_Problem:_ Reproduce all of the data below without alteration; exclude every picture.

_Dataset content:_

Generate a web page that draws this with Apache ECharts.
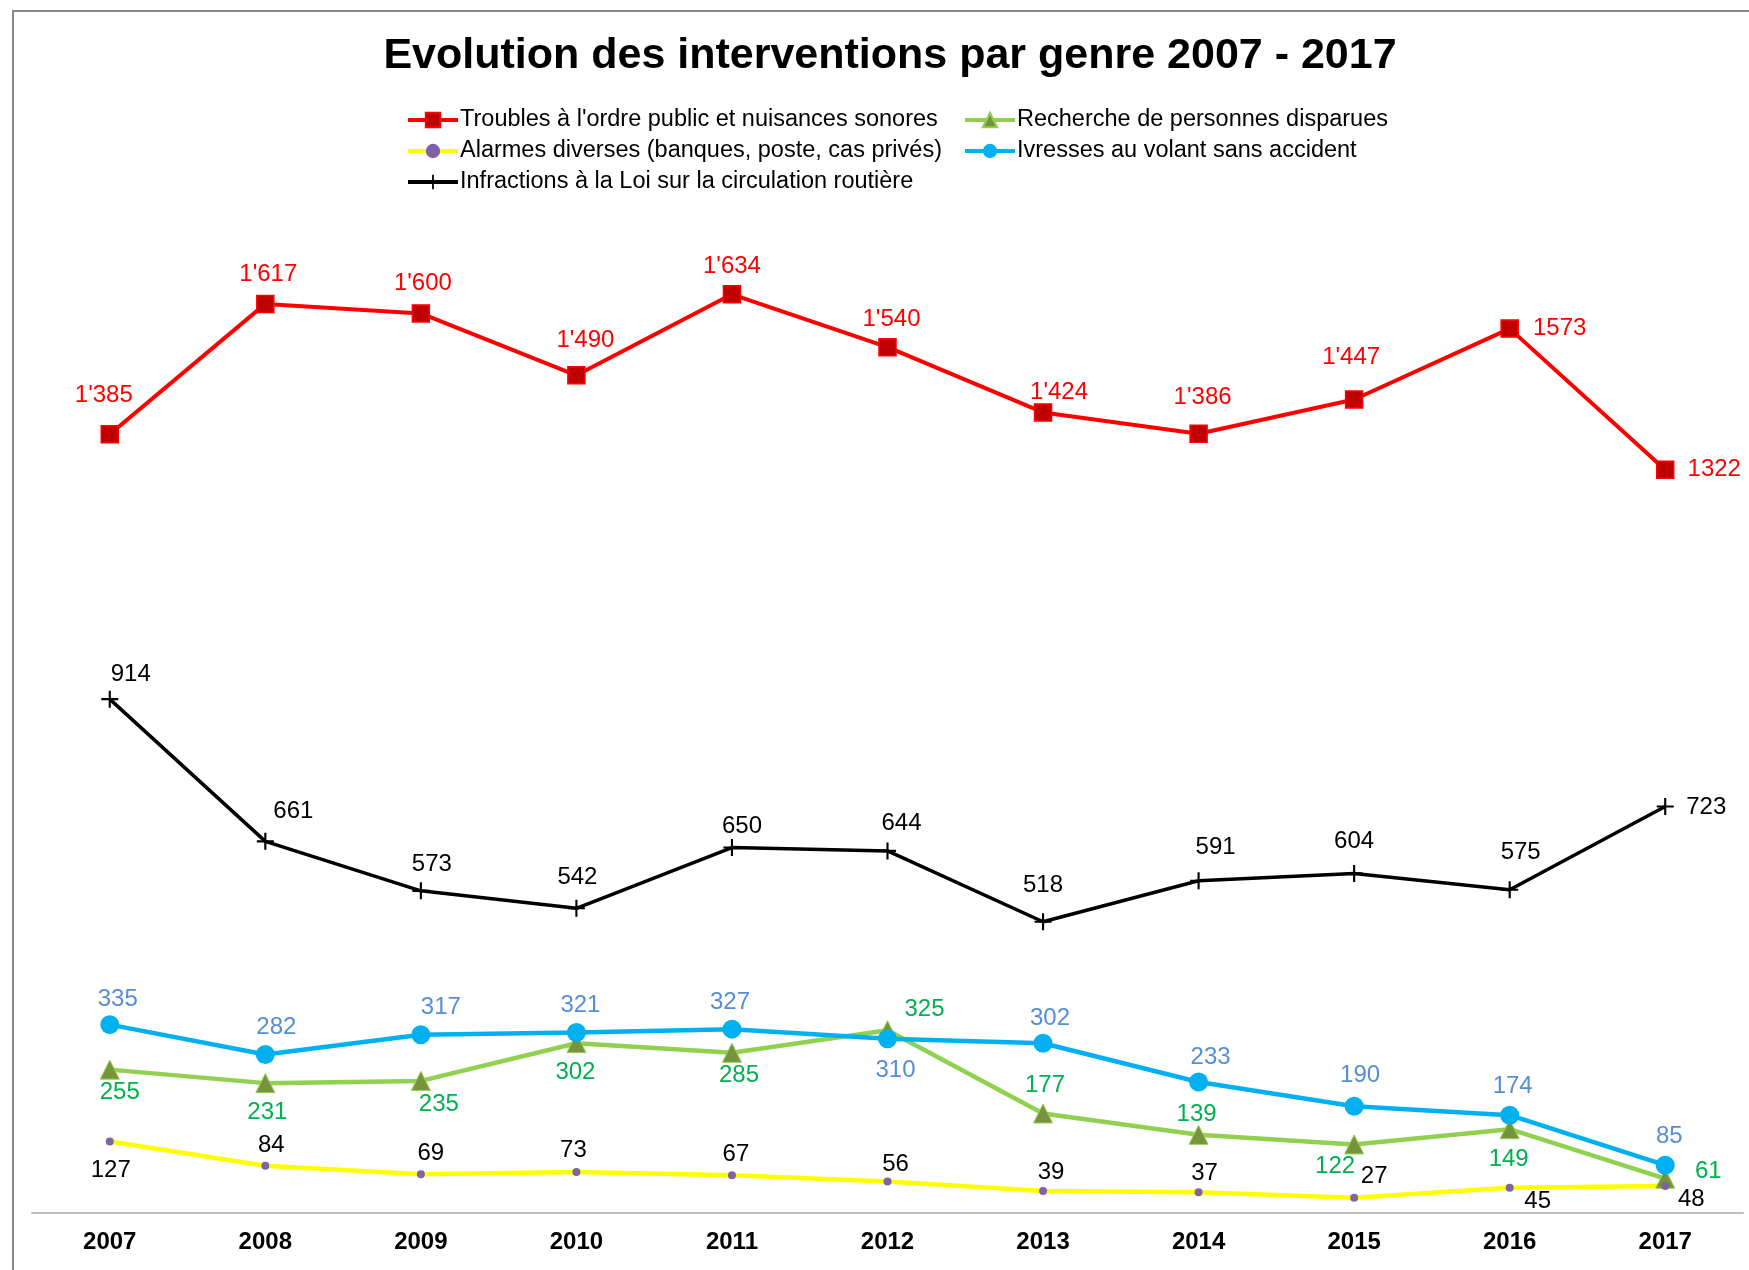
<!DOCTYPE html>
<html>
<head>
<meta charset="utf-8">
<title>Evolution des interventions par genre 2007 - 2017</title>
<script src="https://cdn.jsdelivr.net/npm/echarts@6/dist/echarts.min.js"></script>
<style>
  html, body { margin: 0; padding: 0; background: #fff; }
  #main { width: 1749px; height: 1270px; }
</style>
</head>
<body>
<div id="main"></div>
<script>
// annees
var years = ['2007', '2008', '2009', '2010', '2011', '2012', '2013', '2014', '2015', '2016', '2017'];

// valeurs par genre
var troubles = [1385, 1617, 1600, 1490, 1634, 1540, 1424, 1386, 1447, 1573, 1322];
var troublesText = ["1'385", "1'617", "1'600", "1'490", "1'634", "1'540", "1'424", "1'386", "1'447", "1573", "1322"];
var recherche = [255, 231, 235, 302, 285, 325, 177, 139, 122, 149, 61];
var alarmes = [127, 84, 69, 73, 67, 56, 39, 37, 27, 45, 48];
var ivresses = [335, 282, 317, 321, 327, 310, 302, 233, 190, 174, 85];
var infractions = [914, 661, 573, 542, 650, 644, 518, 591, 604, 575, 723];

// decalage des etiquettes (px) autour des points, comme dans excel
var offTroubles = [[-6,-39],[3,-30],[2,-30],[9,-35],[0,-28],[4,-28],[16,-20],[4,-36],[-3,-42],[50,0],[49,0]];
var offRecherche = [[10,23],[2,29],[18,23],[-1,29],[7,23],[37,-21],[2,-28],[-2,-20],[-19,22],[-1,30],[43,-7]];
var offAlarmes = [[1,29],[6,-20],[10,-21],[-3,-22],[4,-21],[8,-17],[8,-19],[6,-19],[20,-21],[28,14],[26,13]];
var offIvresses = [[8,-25],[11,-27],[20,-27],[4,-27],[-2,-27],[8,32],[7,-25],[12,-25],[6,-31],[3,-29],[4,-29]];
var offInfractions = [[21,-25],[28,-30],[11,-26],[1,-31],[10,-21],[14,-28],[0,-36],[17,-33],[0,-32],[11,-37],[41,1]];

var FONT = "'Liberation Sans', Arial, sans-serif";

function withLabels(values, offsets, color, texts) {
    return values.map(function (v, i) {
        return {
            value: v,
            label: {
                show: true,
                position: 'inside',
                offset: offsets[i],
                color: color,
                fontSize: 24,
                fontFamily: FONT,
                formatter: texts ? texts[i] : String(v)
            }
        };
    });
}

var plus = 'path://M7,0 L9,0 L9,7 L16,7 L16,9 L9,9 L9,16 L7,16 L7,9 L0,9 L0,7 L7,7 Z';

var legendText = { fontFamily: FONT, fontSize: 23.5, color: '#000', lineHeight: 24, padding: [0, 0, 0, -3] };

var myChart = echarts.init(document.getElementById('main'));
myChart.setOption({
    animation: false,
    backgroundColor: '#fff',
    title: {
        text: 'Evolution des interventions par genre 2007 - 2017',
        left: 885,
        top: 30,
        textAlign: 'center',
        textStyle: { fontFamily: FONT, fontSize: 43, fontWeight: 'bold', color: '#000' }
    },
    graphic: [{
        type: 'rect',
        shape: { x: 13, y: 11, width: 1800, height: 1300 },
        style: { fill: 'none', stroke: '#868686', lineWidth: 2 },
        silent: true
    }],
    legend: [{
        orient: 'vertical',
        left: 401,
        top: 103,
        itemWidth: 50,
        itemHeight: 18,
        itemGap: 7,
        lineStyle: { width: 4 },
        textStyle: legendText,
        data: ['Troubles à l\'ordre public et nuisances sonores', 'Alarmes diverses (banques, poste, cas privés)', 'Infractions à la Loi sur la circulation routière']
    }, {
        orient: 'vertical',
        left: 958,
        top: 103,
        itemWidth: 50,
        itemHeight: 18,
        itemGap: 7,
        lineStyle: { width: 4 },
        textStyle: legendText,
        data: ['Recherche de personnes disparues', 'Ivresses au volant sans accident']
    }],
    grid: { left: 32, right: 6, top: 201, bottom: 57 },
    xAxis: {
        type: 'category',
        data: years,
        boundaryGap: true,
        axisLine: { lineStyle: { color: '#BFBFBF', width: 2 } },
        axisTick: { show: false },
        axisLabel: { fontFamily: FONT, fontSize: 24, fontWeight: 'bold', color: '#000', margin: 17 }
    },
    yAxis: {
        type: 'value',
        min: 0,
        max: 1800,
        show: false,
        splitLine: { show: false }
    },
    series: [{
        name: 'Troubles à l\'ordre public et nuisances sonores',
        type: 'line',
        data: withLabels(troubles, offTroubles, '#FF0000', troublesText),
        lineStyle: { color: '#FF0000', width: 4 },
        symbol: 'rect',
        symbolSize: 17,
        itemStyle: { color: '#C00000', borderColor: '#FF0000', borderWidth: 1.5 }
    }, {
        name: 'Recherche de personnes disparues',
        type: 'line',
        data: withLabels(recherche, offRecherche, '#00B050'),
        lineStyle: { color: '#92D050', width: 4.5 },
        symbol: 'triangle',
        symbolSize: 19,
        itemStyle: { color: '#77933C', borderColor: '#92D050', borderWidth: 1 }
    }, {
        name: 'Alarmes diverses (banques, poste, cas privés)',
        type: 'line',
        data: withLabels(alarmes, offAlarmes, '#000000'),
        lineStyle: { color: '#FFFF00', width: 4.5 },
        symbol: 'circle',
        symbolSize: 8,
        itemStyle: { color: '#7E64A0' }
    }, {
        name: 'Ivresses au volant sans accident',
        type: 'line',
        data: withLabels(ivresses, offIvresses, '#558ED5'),
        lineStyle: { color: '#00B0F0', width: 4.5 },
        symbol: 'circle',
        symbolSize: 19,
        itemStyle: { color: '#00B0F0' }
    }, {
        name: 'Infractions à la Loi sur la circulation routière',
        type: 'line',
        data: withLabels(infractions, offInfractions, '#000000'),
        lineStyle: { color: '#000000', width: 3.5 },
        symbol: plus,
        symbolSize: 17,
        itemStyle: { color: '#000000' }
    }]
});
</script>
</body>
</html>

_Exercise output:_
Generate a web page that draws this with Apache ECharts.
<!DOCTYPE html>
<html>
<head>
<meta charset="utf-8">
<title>Evolution des interventions par genre 2007 - 2017</title>
<script src="https://cdn.jsdelivr.net/npm/echarts@6/dist/echarts.min.js"></script>
<style>
  html, body { margin: 0; padding: 0; background: #fff; }
  #main { width: 1749px; height: 1270px; }
</style>
</head>
<body>
<div id="main"></div>
<script>
// annees
var years = ['2007', '2008', '2009', '2010', '2011', '2012', '2013', '2014', '2015', '2016', '2017'];

// valeurs par genre
var troubles = [1385, 1617, 1600, 1490, 1634, 1540, 1424, 1386, 1447, 1573, 1322];
var troublesText = ["1'385", "1'617", "1'600", "1'490", "1'634", "1'540", "1'424", "1'386", "1'447", "1573", "1322"];
var recherche = [255, 231, 235, 302, 285, 325, 177, 139, 122, 149, 61];
var alarmes = [127, 84, 69, 73, 67, 56, 39, 37, 27, 45, 48];
var ivresses = [335, 282, 317, 321, 327, 310, 302, 233, 190, 174, 85];
var infractions = [914, 661, 573, 542, 650, 644, 518, 591, 604, 575, 723];

// decalage des etiquettes (px) autour des points, comme dans excel
var offTroubles = [[-6,-39],[3,-30],[2,-30],[9,-35],[0,-28],[4,-28],[16,-20],[4,-36],[-3,-42],[50,0],[49,0]];
var offRecherche = [[10,23],[2,29],[18,23],[-1,29],[7,23],[37,-21],[2,-28],[-2,-20],[-19,22],[-1,30],[43,-7]];
var offAlarmes = [[1,29],[6,-20],[10,-21],[-3,-22],[4,-21],[8,-17],[8,-19],[6,-19],[20,-21],[28,14],[26,13]];
var offIvresses = [[8,-25],[11,-27],[20,-27],[4,-27],[-2,-27],[8,32],[7,-25],[12,-25],[6,-31],[3,-29],[4,-29]];
var offInfractions = [[21,-25],[28,-30],[11,-26],[1,-31],[10,-21],[14,-28],[0,-36],[17,-33],[0,-32],[11,-37],[41,1]];

var FONT = "'Liberation Sans', Arial, sans-serif";

function withLabels(values, offsets, color, texts) {
    return values.map(function (v, i) {
        return {
            value: v,
            label: {
                show: true,
                position: 'inside',
                offset: offsets[i],
                color: color,
                fontSize: 24,
                fontFamily: FONT,
                formatter: texts ? texts[i] : String(v)
            }
        };
    });
}

var plus = 'path://M7,0 L9,0 L9,7 L16,7 L16,9 L9,9 L9,16 L7,16 L7,9 L0,9 L0,7 L7,7 Z';

var legendText = { fontFamily: FONT, fontSize: 23.5, color: '#000', lineHeight: 24, padding: [0, 0, 0, -3] };

var myChart = echarts.init(document.getElementById('main'));
myChart.setOption({
    animation: false,
    backgroundColor: '#fff',
    title: {
        text: 'Evolution des interventions par genre 2007 - 2017',
        left: 885,
        top: 30,
        textAlign: 'center',
        textStyle: { fontFamily: FONT, fontSize: 43, fontWeight: 'bold', color: '#000' }
    },
    graphic: [{
        type: 'rect',
        shape: { x: 13, y: 11, width: 1800, height: 1300 },
        style: { fill: 'none', stroke: '#868686', lineWidth: 2 },
        silent: true
    }],
    legend: [{
        orient: 'vertical',
        left: 401,
        top: 103,
        itemWidth: 50,
        itemHeight: 18,
        itemGap: 7,
        lineStyle: { width: 4 },
        textStyle: legendText,
        data: ['Troubles à l\'ordre public et nuisances sonores', 'Alarmes diverses (banques, poste, cas privés)', 'Infractions à la Loi sur la circulation routière']
    }, {
        orient: 'vertical',
        left: 958,
        top: 103,
        itemWidth: 50,
        itemHeight: 18,
        itemGap: 7,
        lineStyle: { width: 4 },
        textStyle: legendText,
        data: ['Recherche de personnes disparues', 'Ivresses au volant sans accident']
    }],
    grid: { left: 32, right: 6, top: 201, bottom: 57 },
    xAxis: {
        type: 'category',
        data: years,
        boundaryGap: true,
        axisLine: { lineStyle: { color: '#BFBFBF', width: 2 } },
        axisTick: { show: false },
        axisLabel: { fontFamily: FONT, fontSize: 24, fontWeight: 'bold', color: '#000', margin: 17 }
    },
    yAxis: {
        type: 'value',
        min: 0,
        max: 1800,
        show: false,
        splitLine: { show: false }
    },
    series: [{
        name: 'Troubles à l\'ordre public et nuisances sonores',
        type: 'line',
        data: withLabels(troubles, offTroubles, '#FF0000', troublesText),
        lineStyle: { color: '#FF0000', width: 4 },
        symbol: 'rect',
        symbolSize: 17,
        itemStyle: { color: '#C00000', borderColor: '#FF0000', borderWidth: 1.5 }
    }, {
        name: 'Recherche de personnes disparues',
        type: 'line',
        data: withLabels(recherche, offRecherche, '#00B050'),
        lineStyle: { color: '#92D050', width: 4.5 },
        symbol: 'triangle',
        symbolSize: 19,
        itemStyle: { color: '#77933C', borderColor: '#92D050', borderWidth: 1 }
    }, {
        name: 'Alarmes diverses (banques, poste, cas privés)',
        type: 'line',
        data: withLabels(alarmes, offAlarmes, '#000000'),
        lineStyle: { color: '#FFFF00', width: 4.5 },
        symbol: 'circle',
        symbolSize: 8,
        itemStyle: { color: '#7E64A0' }
    }, {
        name: 'Ivresses au volant sans accident',
        type: 'line',
        data: withLabels(ivresses, offIvresses, '#558ED5'),
        lineStyle: { color: '#00B0F0', width: 4.5 },
        symbol: 'circle',
        symbolSize: 19,
        itemStyle: { color: '#00B0F0' }
    }, {
        name: 'Infractions à la Loi sur la circulation routière',
        type: 'line',
        data: withLabels(infractions, offInfractions, '#000000'),
        lineStyle: { color: '#000000', width: 3.5 },
        symbol: plus,
        symbolSize: 17,
        itemStyle: { color: '#000000' }
    }]
});
</script>
</body>
</html>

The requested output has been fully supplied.